Rows from a dataset of charts and code:
%%
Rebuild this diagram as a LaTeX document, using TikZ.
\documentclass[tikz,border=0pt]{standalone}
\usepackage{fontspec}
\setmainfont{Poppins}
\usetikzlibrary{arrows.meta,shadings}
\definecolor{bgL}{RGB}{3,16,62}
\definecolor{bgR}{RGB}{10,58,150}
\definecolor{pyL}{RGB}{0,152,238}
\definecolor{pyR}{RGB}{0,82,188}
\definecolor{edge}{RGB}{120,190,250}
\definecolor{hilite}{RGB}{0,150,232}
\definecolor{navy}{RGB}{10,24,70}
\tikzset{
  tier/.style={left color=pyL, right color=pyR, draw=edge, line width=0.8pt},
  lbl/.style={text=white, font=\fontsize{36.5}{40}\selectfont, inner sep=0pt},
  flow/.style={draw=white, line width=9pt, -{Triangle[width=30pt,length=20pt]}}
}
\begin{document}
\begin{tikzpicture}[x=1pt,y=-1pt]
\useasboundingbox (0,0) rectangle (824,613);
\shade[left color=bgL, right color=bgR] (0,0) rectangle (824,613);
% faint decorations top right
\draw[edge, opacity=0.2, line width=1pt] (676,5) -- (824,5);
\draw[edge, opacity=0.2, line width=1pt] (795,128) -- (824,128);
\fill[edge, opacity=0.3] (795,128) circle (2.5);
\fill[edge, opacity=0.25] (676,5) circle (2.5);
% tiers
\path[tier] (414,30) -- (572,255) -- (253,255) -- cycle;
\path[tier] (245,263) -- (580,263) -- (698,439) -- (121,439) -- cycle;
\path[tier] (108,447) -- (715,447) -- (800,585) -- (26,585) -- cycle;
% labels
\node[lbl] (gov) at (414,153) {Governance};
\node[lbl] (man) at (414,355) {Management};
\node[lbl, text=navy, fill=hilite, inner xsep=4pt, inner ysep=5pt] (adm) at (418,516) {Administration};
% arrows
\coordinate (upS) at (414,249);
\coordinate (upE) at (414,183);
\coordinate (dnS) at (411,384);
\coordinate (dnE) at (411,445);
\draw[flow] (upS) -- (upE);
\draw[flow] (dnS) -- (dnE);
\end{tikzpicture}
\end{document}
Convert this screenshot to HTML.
%%
Return the full listing, character for character.

Rebuild this diagram as a LaTeX document, using TikZ.
\documentclass[tikz,border=0pt]{standalone}
\usepackage{fontspec}
\setmainfont{Poppins}
\usetikzlibrary{arrows.meta,shadings}
\definecolor{bgL}{RGB}{3,16,62}
\definecolor{bgR}{RGB}{10,58,150}
\definecolor{pyL}{RGB}{0,152,238}
\definecolor{pyR}{RGB}{0,82,188}
\definecolor{edge}{RGB}{120,190,250}
\definecolor{hilite}{RGB}{0,150,232}
\definecolor{navy}{RGB}{10,24,70}
\tikzset{
  tier/.style={left color=pyL, right color=pyR, draw=edge, line width=0.8pt},
  lbl/.style={text=white, font=\fontsize{36.5}{40}\selectfont, inner sep=0pt},
  flow/.style={draw=white, line width=9pt, -{Triangle[width=30pt,length=20pt]}}
}
\begin{document}
\begin{tikzpicture}[x=1pt,y=-1pt]
\useasboundingbox (0,0) rectangle (824,613);
\shade[left color=bgL, right color=bgR] (0,0) rectangle (824,613);
% faint decorations top right
\draw[edge, opacity=0.2, line width=1pt] (676,5) -- (824,5);
\draw[edge, opacity=0.2, line width=1pt] (795,128) -- (824,128);
\fill[edge, opacity=0.3] (795,128) circle (2.5);
\fill[edge, opacity=0.25] (676,5) circle (2.5);
% tiers
\path[tier] (414,30) -- (572,255) -- (253,255) -- cycle;
\path[tier] (245,263) -- (580,263) -- (698,439) -- (121,439) -- cycle;
\path[tier] (108,447) -- (715,447) -- (800,585) -- (26,585) -- cycle;
% labels
\node[lbl] (gov) at (414,153) {Governance};
\node[lbl] (man) at (414,355) {Management};
\node[lbl, text=navy, fill=hilite, inner xsep=4pt, inner ysep=5pt] (adm) at (418,516) {Administration};
% arrows
\coordinate (upS) at (414,249);
\coordinate (upE) at (414,183);
\coordinate (dnS) at (411,384);
\coordinate (dnE) at (411,445);
\draw[flow] (upS) -- (upE);
\draw[flow] (dnS) -- (dnE);
\end{tikzpicture}
\end{document}
Convert this screenshot to HTML.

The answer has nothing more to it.